A quick check online shows no less than six international schools in Iskandar Puteri, while there are 13 in adjacent JB. However, there are few schools that offer some form of Japanese instruction, which eventually posed a problem.

“After living in JB for a while, Japanese families often encounter a moment when they realise their child’s Japanese language skills have become weaker,” Igarashi notes. He mentions a few responses from the Japanese parents:

“Only half a year has passed, but I realised my child’s English language skills have become stronger than her Japanese language skills. There were many times that she could not explain what he learnt in English into Japanese. Compared to other Japanese children of the same age, her Japanese is quite poor.”

“My kids have learnt English, but their Japanese became worse. They’ve become incomplete Japanese. They are bilingual but neither language is spoken perfectly. I wonder who they really are.”

“If someone looks Japanese but does not speak Japanese, don’t you feel surprised?”

“Why is that a problem? It has to do with the ideology of a monolingual, monocultural and monoracial Japan,” laments Igarashi. “When I ask the parents, ‘Why is it important for your child to learn Japanese?’ The usual response is, ‘Because we’re Japanese!’ Loss of Japanese language competency is seen as a loss of Japanese-ness.”

One Japanese family moved to Kuala Lumpur in search of Japanese cram schools while others either returned to Japan or stayed in Johor. There were others who moved to Singapore and Thailand, while some Japanese parents “thought about sending their kids to school elsewhere while they returned to Japan, or stay in JB as a retirement home,” Igarashi explains.

Orlando Woods, Associate Professor of Geography at the SMU College of Integrative Studies (CIS) made the following observation of gaining GCC: “It’s an ideal that can never be attained. That’s the whole idea of this international education migration. You’re emigrating to get educated but you’re always in the process of becoming – becoming more fluent in English, more global and less Japanese in this case, and becoming more cosmopolitan etc. It’s an ideal being chased that can never be achieved.”

From JB to the world

Addressing JB’s unlikely status as an education hub, Igarashi says the Japanese he spoke to mainly saw Malaysia as “a good place to start to their transnational journey”.

“It’s where they are initially exposed to international education, and from there they’ll feel more confident to move elsewhere,” Igarashi says. “Many said they felt scared moving to a place like the United States because they were not yet fluent in English.
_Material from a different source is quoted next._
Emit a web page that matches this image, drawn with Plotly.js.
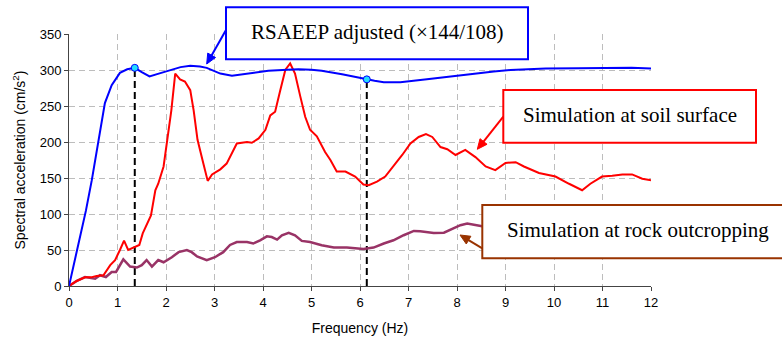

The Japanese in JB think the people there are nicer and show respect to the Japanese, and therefore it’s a good first step outside of Japan.”

Some Japanese parents were also wary of the recent rise of anti-Asian sentiment in America, even though Hawaii was a top destination albeit an unaffordable one. Singapore offers the safety that parents value but, like America, it is an expensive option. For those who returned to Japan, will they move out of the country again in the pursuit of more GCC?

“The parents feel, ‘OK, I can do international migration’ so it opens up their minds to where they could go.”